WHAT TO PRODUCE
Using the data below, return word for word every line from the one holding "Rebuild this chart" down to the one holding "const ohsSD = [4.0, 2.5, 3.5, 4.0, 3.1, 4.4];". Leave pictures out.

MATERIAL SHOWN

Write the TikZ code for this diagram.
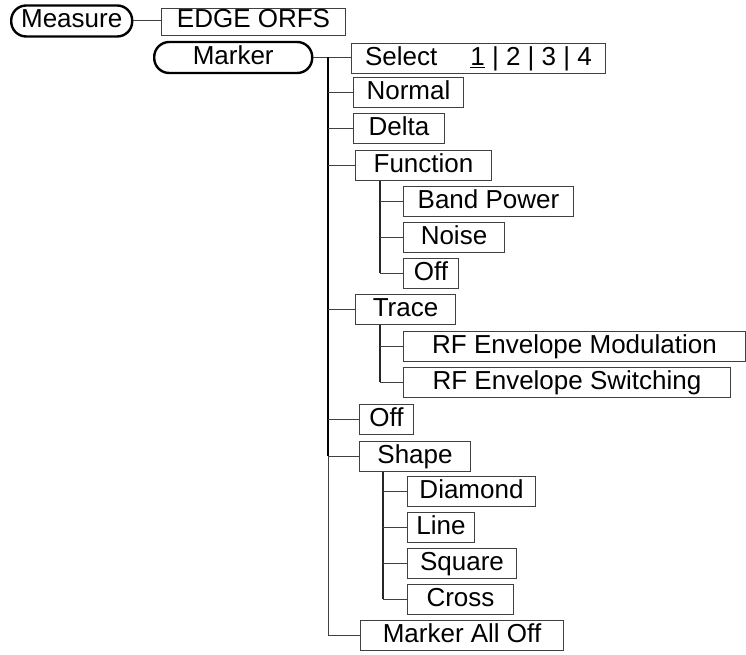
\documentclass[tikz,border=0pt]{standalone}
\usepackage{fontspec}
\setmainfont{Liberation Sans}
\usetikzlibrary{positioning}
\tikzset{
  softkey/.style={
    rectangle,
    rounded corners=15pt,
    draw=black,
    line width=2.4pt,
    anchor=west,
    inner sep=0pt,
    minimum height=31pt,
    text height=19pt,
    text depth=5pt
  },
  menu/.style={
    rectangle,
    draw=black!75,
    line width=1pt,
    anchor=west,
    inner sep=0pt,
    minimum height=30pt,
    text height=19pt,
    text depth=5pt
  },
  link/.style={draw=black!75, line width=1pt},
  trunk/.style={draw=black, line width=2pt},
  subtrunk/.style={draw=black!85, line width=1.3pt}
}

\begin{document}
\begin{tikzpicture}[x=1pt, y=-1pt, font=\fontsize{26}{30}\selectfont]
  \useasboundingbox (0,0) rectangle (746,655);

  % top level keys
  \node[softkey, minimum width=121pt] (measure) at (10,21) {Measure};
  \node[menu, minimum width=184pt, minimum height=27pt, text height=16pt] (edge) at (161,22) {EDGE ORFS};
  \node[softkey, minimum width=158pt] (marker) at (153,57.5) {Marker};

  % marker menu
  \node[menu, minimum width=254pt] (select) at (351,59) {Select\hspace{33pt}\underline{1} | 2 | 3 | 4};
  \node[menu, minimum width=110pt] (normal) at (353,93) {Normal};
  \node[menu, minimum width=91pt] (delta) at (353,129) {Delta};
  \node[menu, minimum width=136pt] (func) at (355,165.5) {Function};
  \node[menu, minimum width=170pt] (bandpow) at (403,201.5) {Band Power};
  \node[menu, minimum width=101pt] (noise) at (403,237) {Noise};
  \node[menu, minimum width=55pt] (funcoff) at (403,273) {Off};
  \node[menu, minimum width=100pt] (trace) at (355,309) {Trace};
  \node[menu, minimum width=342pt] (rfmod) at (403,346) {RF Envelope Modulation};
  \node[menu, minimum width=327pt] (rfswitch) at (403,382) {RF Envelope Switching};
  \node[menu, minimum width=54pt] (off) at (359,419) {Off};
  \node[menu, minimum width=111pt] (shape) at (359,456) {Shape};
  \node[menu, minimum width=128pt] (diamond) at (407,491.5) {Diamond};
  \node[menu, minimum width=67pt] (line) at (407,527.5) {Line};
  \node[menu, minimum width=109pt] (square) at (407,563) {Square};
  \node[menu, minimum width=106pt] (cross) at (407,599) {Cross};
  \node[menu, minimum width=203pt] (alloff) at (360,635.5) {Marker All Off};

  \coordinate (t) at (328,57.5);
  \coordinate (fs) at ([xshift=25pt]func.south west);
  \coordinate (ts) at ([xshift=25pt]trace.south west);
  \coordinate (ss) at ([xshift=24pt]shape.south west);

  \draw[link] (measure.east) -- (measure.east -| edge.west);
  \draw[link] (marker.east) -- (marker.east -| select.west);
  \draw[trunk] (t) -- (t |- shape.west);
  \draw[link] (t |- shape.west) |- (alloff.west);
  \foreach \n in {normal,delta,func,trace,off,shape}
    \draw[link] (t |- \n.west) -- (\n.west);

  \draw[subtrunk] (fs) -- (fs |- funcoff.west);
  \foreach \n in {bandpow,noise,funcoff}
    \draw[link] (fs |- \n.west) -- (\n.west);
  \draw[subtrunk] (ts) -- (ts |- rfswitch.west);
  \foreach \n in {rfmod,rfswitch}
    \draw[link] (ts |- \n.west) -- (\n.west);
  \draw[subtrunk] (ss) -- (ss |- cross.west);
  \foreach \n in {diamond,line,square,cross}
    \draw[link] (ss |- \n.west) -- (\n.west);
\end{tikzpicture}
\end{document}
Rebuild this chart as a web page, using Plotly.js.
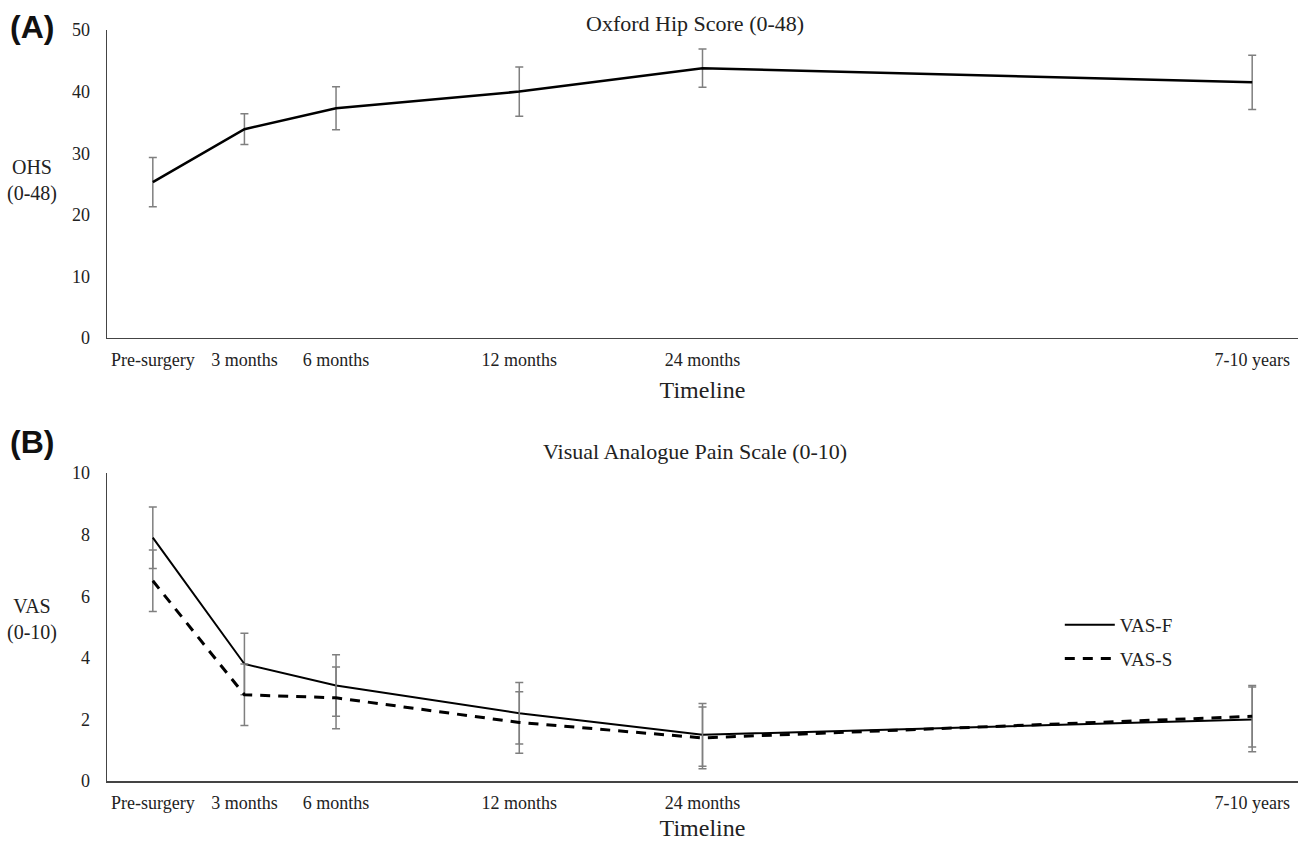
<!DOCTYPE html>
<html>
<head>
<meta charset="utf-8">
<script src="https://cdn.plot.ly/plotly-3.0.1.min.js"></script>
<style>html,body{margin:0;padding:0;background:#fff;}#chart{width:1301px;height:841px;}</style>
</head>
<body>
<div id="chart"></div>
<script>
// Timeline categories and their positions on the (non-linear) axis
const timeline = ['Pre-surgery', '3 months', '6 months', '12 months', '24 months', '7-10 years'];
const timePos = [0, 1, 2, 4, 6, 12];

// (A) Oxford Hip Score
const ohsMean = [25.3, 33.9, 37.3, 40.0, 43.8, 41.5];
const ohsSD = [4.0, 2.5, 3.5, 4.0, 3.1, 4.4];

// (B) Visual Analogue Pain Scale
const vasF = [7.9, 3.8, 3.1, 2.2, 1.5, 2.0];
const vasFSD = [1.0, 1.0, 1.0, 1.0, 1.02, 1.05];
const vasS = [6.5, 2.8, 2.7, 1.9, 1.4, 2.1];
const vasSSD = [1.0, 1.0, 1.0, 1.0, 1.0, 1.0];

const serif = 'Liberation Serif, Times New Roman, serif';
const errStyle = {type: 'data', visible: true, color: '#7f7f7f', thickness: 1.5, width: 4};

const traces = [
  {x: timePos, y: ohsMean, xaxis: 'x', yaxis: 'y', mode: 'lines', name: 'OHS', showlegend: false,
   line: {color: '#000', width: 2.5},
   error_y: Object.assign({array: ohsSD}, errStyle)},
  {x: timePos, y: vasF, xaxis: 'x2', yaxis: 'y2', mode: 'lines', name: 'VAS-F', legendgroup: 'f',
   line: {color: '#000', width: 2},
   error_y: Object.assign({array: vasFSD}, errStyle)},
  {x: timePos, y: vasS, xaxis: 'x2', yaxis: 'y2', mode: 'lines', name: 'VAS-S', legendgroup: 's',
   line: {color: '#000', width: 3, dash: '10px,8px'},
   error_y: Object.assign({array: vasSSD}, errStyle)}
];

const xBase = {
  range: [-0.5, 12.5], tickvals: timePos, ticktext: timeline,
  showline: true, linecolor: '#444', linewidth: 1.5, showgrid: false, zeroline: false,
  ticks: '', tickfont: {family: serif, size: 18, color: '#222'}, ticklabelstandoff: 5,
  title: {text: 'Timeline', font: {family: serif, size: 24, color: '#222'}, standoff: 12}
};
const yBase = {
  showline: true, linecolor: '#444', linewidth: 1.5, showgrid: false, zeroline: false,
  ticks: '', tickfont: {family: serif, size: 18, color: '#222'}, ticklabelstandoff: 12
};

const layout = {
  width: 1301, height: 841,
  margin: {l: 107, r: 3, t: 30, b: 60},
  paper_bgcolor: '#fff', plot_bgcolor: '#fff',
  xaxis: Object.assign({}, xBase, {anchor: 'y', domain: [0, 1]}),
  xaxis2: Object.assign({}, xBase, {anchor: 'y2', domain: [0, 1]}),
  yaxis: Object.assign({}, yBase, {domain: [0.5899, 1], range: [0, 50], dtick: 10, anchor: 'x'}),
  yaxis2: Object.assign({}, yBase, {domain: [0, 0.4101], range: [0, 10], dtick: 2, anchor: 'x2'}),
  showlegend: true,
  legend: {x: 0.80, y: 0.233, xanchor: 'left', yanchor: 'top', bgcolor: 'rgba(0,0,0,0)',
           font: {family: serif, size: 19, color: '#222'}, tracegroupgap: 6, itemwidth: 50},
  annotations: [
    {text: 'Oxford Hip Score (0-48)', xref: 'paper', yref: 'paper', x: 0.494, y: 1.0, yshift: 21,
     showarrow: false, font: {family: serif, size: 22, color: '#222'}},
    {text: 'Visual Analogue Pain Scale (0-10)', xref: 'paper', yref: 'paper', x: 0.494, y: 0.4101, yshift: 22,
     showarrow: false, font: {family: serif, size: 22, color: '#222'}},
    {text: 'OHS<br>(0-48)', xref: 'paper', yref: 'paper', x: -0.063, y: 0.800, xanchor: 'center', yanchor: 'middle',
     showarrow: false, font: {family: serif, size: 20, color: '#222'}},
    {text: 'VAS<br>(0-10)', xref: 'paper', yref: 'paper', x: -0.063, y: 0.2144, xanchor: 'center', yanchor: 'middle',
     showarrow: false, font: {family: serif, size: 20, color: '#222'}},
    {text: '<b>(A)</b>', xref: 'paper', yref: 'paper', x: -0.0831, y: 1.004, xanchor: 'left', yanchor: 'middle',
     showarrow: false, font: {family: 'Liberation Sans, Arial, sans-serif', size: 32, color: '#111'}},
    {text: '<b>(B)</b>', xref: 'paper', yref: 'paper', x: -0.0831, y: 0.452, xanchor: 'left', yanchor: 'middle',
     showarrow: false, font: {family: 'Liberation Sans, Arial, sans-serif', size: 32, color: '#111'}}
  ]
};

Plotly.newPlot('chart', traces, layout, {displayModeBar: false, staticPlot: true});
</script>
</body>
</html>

COMPLETE RESPONSE
Rebuild this chart as a web page, using Plotly.js.
<!DOCTYPE html>
<html>
<head>
<meta charset="utf-8">
<script src="https://cdn.plot.ly/plotly-3.0.1.min.js"></script>
<style>html,body{margin:0;padding:0;background:#fff;}#chart{width:1301px;height:841px;}</style>
</head>
<body>
<div id="chart"></div>
<script>
// Timeline categories and their positions on the (non-linear) axis
const timeline = ['Pre-surgery', '3 months', '6 months', '12 months', '24 months', '7-10 years'];
const timePos = [0, 1, 2, 4, 6, 12];

// (A) Oxford Hip Score
const ohsMean = [25.3, 33.9, 37.3, 40.0, 43.8, 41.5];
const ohsSD = [4.0, 2.5, 3.5, 4.0, 3.1, 4.4];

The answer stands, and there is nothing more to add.